:: STORED DATA ::

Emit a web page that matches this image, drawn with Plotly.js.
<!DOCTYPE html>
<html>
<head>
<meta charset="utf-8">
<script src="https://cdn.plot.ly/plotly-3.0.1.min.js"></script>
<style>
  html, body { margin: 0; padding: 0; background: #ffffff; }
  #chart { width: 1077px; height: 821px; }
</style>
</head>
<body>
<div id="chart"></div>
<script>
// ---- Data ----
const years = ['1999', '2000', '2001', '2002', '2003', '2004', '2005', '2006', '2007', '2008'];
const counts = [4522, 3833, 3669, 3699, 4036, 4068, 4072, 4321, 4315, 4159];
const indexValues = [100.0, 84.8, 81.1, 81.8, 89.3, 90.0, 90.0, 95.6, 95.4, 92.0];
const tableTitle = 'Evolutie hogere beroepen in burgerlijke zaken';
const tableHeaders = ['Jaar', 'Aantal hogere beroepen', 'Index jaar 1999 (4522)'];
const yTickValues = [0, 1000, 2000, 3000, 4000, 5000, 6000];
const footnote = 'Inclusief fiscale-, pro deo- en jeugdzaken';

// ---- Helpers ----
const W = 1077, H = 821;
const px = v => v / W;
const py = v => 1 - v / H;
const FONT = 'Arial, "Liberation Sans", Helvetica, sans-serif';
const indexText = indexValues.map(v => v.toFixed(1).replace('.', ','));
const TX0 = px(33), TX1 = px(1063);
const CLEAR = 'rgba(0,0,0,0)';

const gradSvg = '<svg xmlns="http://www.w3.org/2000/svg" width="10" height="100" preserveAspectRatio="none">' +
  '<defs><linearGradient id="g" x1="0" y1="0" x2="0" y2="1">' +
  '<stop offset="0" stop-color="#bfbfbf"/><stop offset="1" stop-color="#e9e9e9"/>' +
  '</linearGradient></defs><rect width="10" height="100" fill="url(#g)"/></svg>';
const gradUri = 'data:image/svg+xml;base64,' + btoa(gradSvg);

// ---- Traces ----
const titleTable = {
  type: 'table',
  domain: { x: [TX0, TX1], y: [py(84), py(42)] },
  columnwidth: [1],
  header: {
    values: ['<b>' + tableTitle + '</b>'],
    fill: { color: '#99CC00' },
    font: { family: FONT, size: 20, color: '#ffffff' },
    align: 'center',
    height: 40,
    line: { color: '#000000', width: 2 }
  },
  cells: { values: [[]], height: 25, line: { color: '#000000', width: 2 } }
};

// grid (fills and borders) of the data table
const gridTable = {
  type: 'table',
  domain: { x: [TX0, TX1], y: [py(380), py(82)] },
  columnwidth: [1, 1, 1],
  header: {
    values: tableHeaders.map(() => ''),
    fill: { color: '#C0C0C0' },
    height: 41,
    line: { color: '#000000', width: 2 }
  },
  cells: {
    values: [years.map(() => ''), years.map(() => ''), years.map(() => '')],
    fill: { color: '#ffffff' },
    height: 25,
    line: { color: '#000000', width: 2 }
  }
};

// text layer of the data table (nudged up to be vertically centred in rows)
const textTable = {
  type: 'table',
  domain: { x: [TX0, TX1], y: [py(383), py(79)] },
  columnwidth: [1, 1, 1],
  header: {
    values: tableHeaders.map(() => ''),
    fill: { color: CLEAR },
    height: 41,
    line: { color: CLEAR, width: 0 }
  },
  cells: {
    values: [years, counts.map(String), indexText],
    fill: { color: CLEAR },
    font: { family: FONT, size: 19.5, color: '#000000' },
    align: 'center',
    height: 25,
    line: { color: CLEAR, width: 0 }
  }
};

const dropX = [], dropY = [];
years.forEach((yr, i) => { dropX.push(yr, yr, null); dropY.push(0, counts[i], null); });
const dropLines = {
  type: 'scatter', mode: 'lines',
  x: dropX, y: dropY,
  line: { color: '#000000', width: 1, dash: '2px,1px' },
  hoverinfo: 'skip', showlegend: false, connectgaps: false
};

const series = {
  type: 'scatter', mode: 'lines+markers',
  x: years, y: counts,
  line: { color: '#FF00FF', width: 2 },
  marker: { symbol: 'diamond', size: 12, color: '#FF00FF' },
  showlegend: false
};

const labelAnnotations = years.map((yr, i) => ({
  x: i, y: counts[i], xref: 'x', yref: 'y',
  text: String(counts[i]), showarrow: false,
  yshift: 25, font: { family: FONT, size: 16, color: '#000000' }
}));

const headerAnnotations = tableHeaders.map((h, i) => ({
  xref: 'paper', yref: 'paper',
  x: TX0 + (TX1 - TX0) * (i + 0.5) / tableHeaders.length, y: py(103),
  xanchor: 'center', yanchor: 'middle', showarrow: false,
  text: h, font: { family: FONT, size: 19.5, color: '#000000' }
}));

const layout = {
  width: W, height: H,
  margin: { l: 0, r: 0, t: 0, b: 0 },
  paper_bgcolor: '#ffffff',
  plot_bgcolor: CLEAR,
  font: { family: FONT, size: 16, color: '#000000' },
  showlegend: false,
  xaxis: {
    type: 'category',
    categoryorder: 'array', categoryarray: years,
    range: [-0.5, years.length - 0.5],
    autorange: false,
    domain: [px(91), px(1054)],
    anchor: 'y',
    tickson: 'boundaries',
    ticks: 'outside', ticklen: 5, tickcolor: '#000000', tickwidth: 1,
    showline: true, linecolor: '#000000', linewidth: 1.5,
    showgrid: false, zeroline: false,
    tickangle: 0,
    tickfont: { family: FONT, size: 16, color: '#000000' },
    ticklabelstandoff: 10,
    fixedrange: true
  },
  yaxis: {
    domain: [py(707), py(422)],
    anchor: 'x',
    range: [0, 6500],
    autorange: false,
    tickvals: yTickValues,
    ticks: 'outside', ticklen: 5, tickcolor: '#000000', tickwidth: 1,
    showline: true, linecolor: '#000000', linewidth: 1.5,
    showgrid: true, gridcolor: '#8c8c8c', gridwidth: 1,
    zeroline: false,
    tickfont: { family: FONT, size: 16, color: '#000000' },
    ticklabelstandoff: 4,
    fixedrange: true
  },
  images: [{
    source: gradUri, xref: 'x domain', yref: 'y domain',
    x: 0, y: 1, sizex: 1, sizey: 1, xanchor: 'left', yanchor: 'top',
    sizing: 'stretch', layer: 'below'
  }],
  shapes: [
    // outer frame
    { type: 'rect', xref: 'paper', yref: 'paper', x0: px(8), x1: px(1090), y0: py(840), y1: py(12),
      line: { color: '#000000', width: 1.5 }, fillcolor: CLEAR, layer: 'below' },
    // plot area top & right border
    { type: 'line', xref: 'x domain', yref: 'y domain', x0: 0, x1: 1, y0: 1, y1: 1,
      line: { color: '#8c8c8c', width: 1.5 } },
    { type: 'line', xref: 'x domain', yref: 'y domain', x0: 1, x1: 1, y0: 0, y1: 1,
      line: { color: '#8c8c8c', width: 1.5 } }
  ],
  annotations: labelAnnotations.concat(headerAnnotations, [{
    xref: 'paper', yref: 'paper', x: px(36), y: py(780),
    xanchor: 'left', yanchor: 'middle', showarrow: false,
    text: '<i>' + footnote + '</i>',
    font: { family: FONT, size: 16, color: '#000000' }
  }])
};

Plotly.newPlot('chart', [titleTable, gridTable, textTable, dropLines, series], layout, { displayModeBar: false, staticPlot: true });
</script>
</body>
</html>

:: WORK TO COMPLETE ::
Copy each line of the data exactly, leaving nothing out.

:: OUTPUT OF THE EXERCISE ::
Emit a web page that matches this image, drawn with Plotly.js.
<!DOCTYPE html>
<html>
<head>
<meta charset="utf-8">
<script src="https://cdn.plot.ly/plotly-3.0.1.min.js"></script>
<style>
  html, body { margin: 0; padding: 0; background: #ffffff; }
  #chart { width: 1077px; height: 821px; }
</style>
</head>
<body>
<div id="chart"></div>
<script>
// ---- Data ----
const years = ['1999', '2000', '2001', '2002', '2003', '2004', '2005', '2006', '2007', '2008'];
const counts = [4522, 3833, 3669, 3699, 4036, 4068, 4072, 4321, 4315, 4159];
const indexValues = [100.0, 84.8, 81.1, 81.8, 89.3, 90.0, 90.0, 95.6, 95.4, 92.0];
const tableTitle = 'Evolutie hogere beroepen in burgerlijke zaken';
const tableHeaders = ['Jaar', 'Aantal hogere beroepen', 'Index jaar 1999 (4522)'];
const yTickValues = [0, 1000, 2000, 3000, 4000, 5000, 6000];
const footnote = 'Inclusief fiscale-, pro deo- en jeugdzaken';

// ---- Helpers ----
const W = 1077, H = 821;
const px = v => v / W;
const py = v => 1 - v / H;
const FONT = 'Arial, "Liberation Sans", Helvetica, sans-serif';
const indexText = indexValues.map(v => v.toFixed(1).replace('.', ','));
const TX0 = px(33), TX1 = px(1063);
const CLEAR = 'rgba(0,0,0,0)';

const gradSvg = '<svg xmlns="http://www.w3.org/2000/svg" width="10" height="100" preserveAspectRatio="none">' +
  '<defs><linearGradient id="g" x1="0" y1="0" x2="0" y2="1">' +
  '<stop offset="0" stop-color="#bfbfbf"/><stop offset="1" stop-color="#e9e9e9"/>' +
  '</linearGradient></defs><rect width="10" height="100" fill="url(#g)"/></svg>';
const gradUri = 'data:image/svg+xml;base64,' + btoa(gradSvg);

// ---- Traces ----
const titleTable = {
  type: 'table',
  domain: { x: [TX0, TX1], y: [py(84), py(42)] },
  columnwidth: [1],
  header: {
    values: ['<b>' + tableTitle + '</b>'],
    fill: { color: '#99CC00' },
    font: { family: FONT, size: 20, color: '#ffffff' },
    align: 'center',
    height: 40,
    line: { color: '#000000', width: 2 }
  },
  cells: { values: [[]], height: 25, line: { color: '#000000', width: 2 } }
};

// grid (fills and borders) of the data table
const gridTable = {
  type: 'table',
  domain: { x: [TX0, TX1], y: [py(380), py(82)] },
  columnwidth: [1, 1, 1],
  header: {
    values: tableHeaders.map(() => ''),
    fill: { color: '#C0C0C0' },
    height: 41,
    line: { color: '#000000', width: 2 }
  },
  cells: {
    values: [years.map(() => ''), years.map(() => ''), years.map(() => '')],
    fill: { color: '#ffffff' },
    height: 25,
    line: { color: '#000000', width: 2 }
  }
};

// text layer of the data table (nudged up to be vertically centred in rows)
const textTable = {
  type: 'table',
  domain: { x: [TX0, TX1], y: [py(383), py(79)] },
  columnwidth: [1, 1, 1],
  header: {
    values: tableHeaders.map(() => ''),
    fill: { color: CLEAR },
    height: 41,
    line: { color: CLEAR, width: 0 }
  },
  cells: {
    values: [years, counts.map(String), indexText],
    fill: { color: CLEAR },
    font: { family: FONT, size: 19.5, color: '#000000' },
    align: 'center',
    height: 25,
    line: { color: CLEAR, width: 0 }
  }
};

const dropX = [], dropY = [];
years.forEach((yr, i) => { dropX.push(yr, yr, null); dropY.push(0, counts[i], null); });
const dropLines = {
  type: 'scatter', mode: 'lines',
  x: dropX, y: dropY,
  line: { color: '#000000', width: 1, dash: '2px,1px' },
  hoverinfo: 'skip', showlegend: false, connectgaps: false
};

const series = {
  type: 'scatter', mode: 'lines+markers',
  x: years, y: counts,
  line: { color: '#FF00FF', width: 2 },
  marker: { symbol: 'diamond', size: 12, color: '#FF00FF' },
  showlegend: false
};

const labelAnnotations = years.map((yr, i) => ({
  x: i, y: counts[i], xref: 'x', yref: 'y',
  text: String(counts[i]), showarrow: false,
  yshift: 25, font: { family: FONT, size: 16, color: '#000000' }
}));

const headerAnnotations = tableHeaders.map((h, i) => ({
  xref: 'paper', yref: 'paper',
  x: TX0 + (TX1 - TX0) * (i + 0.5) / tableHeaders.length, y: py(103),
  xanchor: 'center', yanchor: 'middle', showarrow: false,
  text: h, font: { family: FONT, size: 19.5, color: '#000000' }
}));

const layout = {
  width: W, height: H,
  margin: { l: 0, r: 0, t: 0, b: 0 },
  paper_bgcolor: '#ffffff',
  plot_bgcolor: CLEAR,
  font: { family: FONT, size: 16, color: '#000000' },
  showlegend: false,
  xaxis: {
    type: 'category',
    categoryorder: 'array', categoryarray: years,
    range: [-0.5, years.length - 0.5],
    autorange: false,
    domain: [px(91), px(1054)],
    anchor: 'y',
    tickson: 'boundaries',
    ticks: 'outside', ticklen: 5, tickcolor: '#000000', tickwidth: 1,
    showline: true, linecolor: '#000000', linewidth: 1.5,
    showgrid: false, zeroline: false,
    tickangle: 0,
    tickfont: { family: FONT, size: 16, color: '#000000' },
    ticklabelstandoff: 10,
    fixedrange: true
  },
  yaxis: {
    domain: [py(707), py(422)],
    anchor: 'x',
    range: [0, 6500],
    autorange: false,
    tickvals: yTickValues,
    ticks: 'outside', ticklen: 5, tickcolor: '#000000', tickwidth: 1,
    showline: true, linecolor: '#000000', linewidth: 1.5,
    showgrid: true, gridcolor: '#8c8c8c', gridwidth: 1,
    zeroline: false,
    tickfont: { family: FONT, size: 16, color: '#000000' },
    ticklabelstandoff: 4,
    fixedrange: true
  },
  images: [{
    source: gradUri, xref: 'x domain', yref: 'y domain',
    x: 0, y: 1, sizex: 1, sizey: 1, xanchor: 'left', yanchor: 'top',
    sizing: 'stretch', layer: 'below'
  }],
  shapes: [
    // outer frame
    { type: 'rect', xref: 'paper', yref: 'paper', x0: px(8), x1: px(1090), y0: py(840), y1: py(12),
      line: { color: '#000000', width: 1.5 }, fillcolor: CLEAR, layer: 'below' },
    // plot area top & right border
    { type: 'line', xref: 'x domain', yref: 'y domain', x0: 0, x1: 1, y0: 1, y1: 1,
      line: { color: '#8c8c8c', width: 1.5 } },
    { type: 'line', xref: 'x domain', yref: 'y domain', x0: 1, x1: 1, y0: 0, y1: 1,
      line: { color: '#8c8c8c', width: 1.5 } }
  ],
  annotations: labelAnnotations.concat(headerAnnotations, [{
    xref: 'paper', yref: 'paper', x: px(36), y: py(780),
    xanchor: 'left', yanchor: 'middle', showarrow: false,
    text: '<i>' + footnote + '</i>',
    font: { family: FONT, size: 16, color: '#000000' }
  }])
};

Plotly.newPlot('chart', [titleTable, gridTable, textTable, dropLines, series], layout, { displayModeBar: false, staticPlot: true });
</script>
</body>
</html>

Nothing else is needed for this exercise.